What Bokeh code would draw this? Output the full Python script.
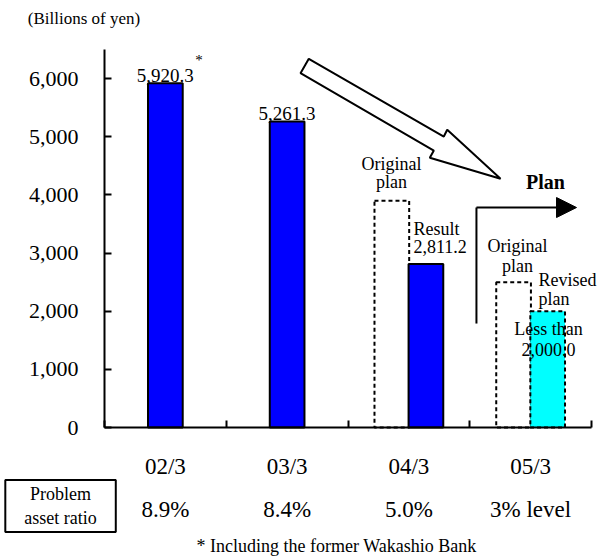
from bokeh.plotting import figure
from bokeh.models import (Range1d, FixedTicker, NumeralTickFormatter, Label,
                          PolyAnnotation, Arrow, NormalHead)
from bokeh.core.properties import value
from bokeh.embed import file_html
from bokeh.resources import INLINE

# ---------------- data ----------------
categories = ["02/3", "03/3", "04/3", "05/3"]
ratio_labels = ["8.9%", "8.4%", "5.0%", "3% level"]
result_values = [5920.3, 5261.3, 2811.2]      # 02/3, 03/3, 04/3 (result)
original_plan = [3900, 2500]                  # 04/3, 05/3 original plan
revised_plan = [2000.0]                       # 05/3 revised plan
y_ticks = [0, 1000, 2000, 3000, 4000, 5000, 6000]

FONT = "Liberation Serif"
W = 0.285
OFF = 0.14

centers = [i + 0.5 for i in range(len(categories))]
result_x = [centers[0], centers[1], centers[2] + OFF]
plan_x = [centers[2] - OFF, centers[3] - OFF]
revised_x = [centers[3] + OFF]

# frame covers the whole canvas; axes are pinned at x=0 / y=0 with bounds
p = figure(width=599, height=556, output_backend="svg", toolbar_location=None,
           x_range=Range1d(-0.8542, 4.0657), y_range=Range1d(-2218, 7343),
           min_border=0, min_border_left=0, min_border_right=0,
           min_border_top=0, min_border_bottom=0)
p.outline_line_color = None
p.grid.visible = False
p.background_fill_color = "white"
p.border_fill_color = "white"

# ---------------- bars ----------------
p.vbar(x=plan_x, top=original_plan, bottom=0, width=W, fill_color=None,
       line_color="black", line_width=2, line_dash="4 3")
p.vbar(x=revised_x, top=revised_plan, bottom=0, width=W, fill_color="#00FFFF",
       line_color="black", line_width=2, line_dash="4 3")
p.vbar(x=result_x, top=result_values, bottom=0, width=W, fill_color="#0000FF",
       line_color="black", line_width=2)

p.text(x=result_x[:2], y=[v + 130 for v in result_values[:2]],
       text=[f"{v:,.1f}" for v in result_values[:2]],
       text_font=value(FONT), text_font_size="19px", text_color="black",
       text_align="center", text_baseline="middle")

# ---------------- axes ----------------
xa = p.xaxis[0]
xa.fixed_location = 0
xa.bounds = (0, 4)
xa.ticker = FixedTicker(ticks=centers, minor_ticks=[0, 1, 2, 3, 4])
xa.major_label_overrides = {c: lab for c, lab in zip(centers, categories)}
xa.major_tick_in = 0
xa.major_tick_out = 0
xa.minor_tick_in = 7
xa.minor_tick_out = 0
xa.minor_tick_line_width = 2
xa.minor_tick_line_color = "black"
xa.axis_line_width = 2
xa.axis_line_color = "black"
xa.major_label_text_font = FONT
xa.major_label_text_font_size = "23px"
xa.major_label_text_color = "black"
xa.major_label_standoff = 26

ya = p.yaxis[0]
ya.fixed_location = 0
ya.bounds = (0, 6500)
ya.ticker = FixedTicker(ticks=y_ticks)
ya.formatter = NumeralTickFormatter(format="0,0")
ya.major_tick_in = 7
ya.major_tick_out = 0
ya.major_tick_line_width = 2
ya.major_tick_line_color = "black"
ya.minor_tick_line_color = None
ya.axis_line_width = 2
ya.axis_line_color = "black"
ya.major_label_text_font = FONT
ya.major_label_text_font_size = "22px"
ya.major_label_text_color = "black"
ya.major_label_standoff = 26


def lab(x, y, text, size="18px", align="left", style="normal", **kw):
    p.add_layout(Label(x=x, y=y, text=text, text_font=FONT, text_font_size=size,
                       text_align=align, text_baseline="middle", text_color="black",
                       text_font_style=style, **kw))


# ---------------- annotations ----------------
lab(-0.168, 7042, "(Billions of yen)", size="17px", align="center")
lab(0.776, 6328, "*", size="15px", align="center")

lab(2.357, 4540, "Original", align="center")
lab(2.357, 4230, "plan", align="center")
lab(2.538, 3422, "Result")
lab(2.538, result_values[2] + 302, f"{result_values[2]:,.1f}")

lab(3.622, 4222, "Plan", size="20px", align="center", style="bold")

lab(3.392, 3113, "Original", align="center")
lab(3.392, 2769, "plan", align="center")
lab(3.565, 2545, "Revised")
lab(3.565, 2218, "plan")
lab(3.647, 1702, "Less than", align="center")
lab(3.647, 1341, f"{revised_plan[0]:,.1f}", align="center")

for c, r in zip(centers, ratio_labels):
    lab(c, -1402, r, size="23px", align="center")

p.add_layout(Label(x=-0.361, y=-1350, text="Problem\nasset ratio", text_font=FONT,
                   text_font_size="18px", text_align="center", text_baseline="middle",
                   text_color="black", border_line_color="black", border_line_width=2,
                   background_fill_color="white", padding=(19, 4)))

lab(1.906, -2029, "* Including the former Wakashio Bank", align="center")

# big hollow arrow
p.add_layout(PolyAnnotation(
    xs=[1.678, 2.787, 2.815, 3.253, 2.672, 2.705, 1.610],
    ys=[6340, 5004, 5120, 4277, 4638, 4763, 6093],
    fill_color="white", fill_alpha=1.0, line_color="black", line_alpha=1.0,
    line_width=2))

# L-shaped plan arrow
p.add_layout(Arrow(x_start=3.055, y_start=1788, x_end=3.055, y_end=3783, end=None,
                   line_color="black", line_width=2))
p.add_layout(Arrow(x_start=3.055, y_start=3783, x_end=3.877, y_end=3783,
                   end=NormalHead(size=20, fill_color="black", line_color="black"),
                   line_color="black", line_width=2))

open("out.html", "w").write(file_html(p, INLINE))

_ _ _

→ Instructions for the task
Return the whole listing, word for word, and leave out every picture.

→ Complete answer
What Bokeh code would draw this? Output the full Python script.
from bokeh.plotting import figure
from bokeh.models import (Range1d, FixedTicker, NumeralTickFormatter, Label,
                          PolyAnnotation, Arrow, NormalHead)
from bokeh.core.properties import value
from bokeh.embed import file_html
from bokeh.resources import INLINE

# ---------------- data ----------------
categories = ["02/3", "03/3", "04/3", "05/3"]
ratio_labels = ["8.9%", "8.4%", "5.0%", "3% level"]
result_values = [5920.3, 5261.3, 2811.2]      # 02/3, 03/3, 04/3 (result)
original_plan = [3900, 2500]                  # 04/3, 05/3 original plan
revised_plan = [2000.0]                       # 05/3 revised plan
y_ticks = [0, 1000, 2000, 3000, 4000, 5000, 6000]

FONT = "Liberation Serif"
W = 0.285
OFF = 0.14

centers = [i + 0.5 for i in range(len(categories))]
result_x = [centers[0], centers[1], centers[2] + OFF]
plan_x = [centers[2] - OFF, centers[3] - OFF]
revised_x = [centers[3] + OFF]

# frame covers the whole canvas; axes are pinned at x=0 / y=0 with bounds
p = figure(width=599, height=556, output_backend="svg", toolbar_location=None,
           x_range=Range1d(-0.8542, 4.0657), y_range=Range1d(-2218, 7343),
           min_border=0, min_border_left=0, min_border_right=0,
           min_border_top=0, min_border_bottom=0)
p.outline_line_color = None
p.grid.visible = False
p.background_fill_color = "white"
p.border_fill_color = "white"

# ---------------- bars ----------------
p.vbar(x=plan_x, top=original_plan, bottom=0, width=W, fill_color=None,
       line_color="black", line_width=2, line_dash="4 3")
p.vbar(x=revised_x, top=revised_plan, bottom=0, width=W, fill_color="#00FFFF",
       line_color="black", line_width=2, line_dash="4 3")
p.vbar(x=result_x, top=result_values, bottom=0, width=W, fill_color="#0000FF",
       line_color="black", line_width=2)

p.text(x=result_x[:2], y=[v + 130 for v in result_values[:2]],
       text=[f"{v:,.1f}" for v in result_values[:2]],
       text_font=value(FONT), text_font_size="19px", text_color="black",
       text_align="center", text_baseline="middle")

# ---------------- axes ----------------
xa = p.xaxis[0]
xa.fixed_location = 0
xa.bounds = (0, 4)
xa.ticker = FixedTicker(ticks=centers, minor_ticks=[0, 1, 2, 3, 4])
xa.major_label_overrides = {c: lab for c, lab in zip(centers, categories)}
xa.major_tick_in = 0
xa.major_tick_out = 0
xa.minor_tick_in = 7
xa.minor_tick_out = 0
xa.minor_tick_line_width = 2
xa.minor_tick_line_color = "black"
xa.axis_line_width = 2
xa.axis_line_color = "black"
xa.major_label_text_font = FONT
xa.major_label_text_font_size = "23px"
xa.major_label_text_color = "black"
xa.major_label_standoff = 26

ya = p.yaxis[0]
ya.fixed_location = 0
ya.bounds = (0, 6500)
ya.ticker = FixedTicker(ticks=y_ticks)
ya.formatter = NumeralTickFormatter(format="0,0")
ya.major_tick_in = 7
ya.major_tick_out = 0
ya.major_tick_line_width = 2
ya.major_tick_line_color = "black"
ya.minor_tick_line_color = None
ya.axis_line_width = 2
ya.axis_line_color = "black"
ya.major_label_text_font = FONT
ya.major_label_text_font_size = "22px"
ya.major_label_text_color = "black"
ya.major_label_standoff = 26


def lab(x, y, text, size="18px", align="left", style="normal", **kw):
    p.add_layout(Label(x=x, y=y, text=text, text_font=FONT, text_font_size=size,
                       text_align=align, text_baseline="middle", text_color="black",
                       text_font_style=style, **kw))


# ---------------- annotations ----------------
lab(-0.168, 7042, "(Billions of yen)", size="17px", align="center")
lab(0.776, 6328, "*", size="15px", align="center")

lab(2.357, 4540, "Original", align="center")
lab(2.357, 4230, "plan", align="center")
lab(2.538, 3422, "Result")
lab(2.538, result_values[2] + 302, f"{result_values[2]:,.1f}")

lab(3.622, 4222, "Plan", size="20px", align="center", style="bold")

lab(3.392, 3113, "Original", align="center")
lab(3.392, 2769, "plan", align="center")
lab(3.565, 2545, "Revised")
lab(3.565, 2218, "plan")
lab(3.647, 1702, "Less than", align="center")
lab(3.647, 1341, f"{revised_plan[0]:,.1f}", align="center")

for c, r in zip(centers, ratio_labels):
    lab(c, -1402, r, size="23px", align="center")

p.add_layout(Label(x=-0.361, y=-1350, text="Problem\nasset ratio", text_font=FONT,
                   text_font_size="18px", text_align="center", text_baseline="middle",
                   text_color="black", border_line_color="black", border_line_width=2,
                   background_fill_color="white", padding=(19, 4)))

lab(1.906, -2029, "* Including the former Wakashio Bank", align="center")

# big hollow arrow
p.add_layout(PolyAnnotation(
    xs=[1.678, 2.787, 2.815, 3.253, 2.672, 2.705, 1.610],
    ys=[6340, 5004, 5120, 4277, 4638, 4763, 6093],
    fill_color="white", fill_alpha=1.0, line_color="black", line_alpha=1.0,
    line_width=2))

# L-shaped plan arrow
p.add_layout(Arrow(x_start=3.055, y_start=1788, x_end=3.055, y_end=3783, end=None,
                   line_color="black", line_width=2))
p.add_layout(Arrow(x_start=3.055, y_start=3783, x_end=3.877, y_end=3783,
                   end=NormalHead(size=20, fill_color="black", line_color="black"),
                   line_color="black", line_width=2))

open("out.html", "w").write(file_html(p, INLINE))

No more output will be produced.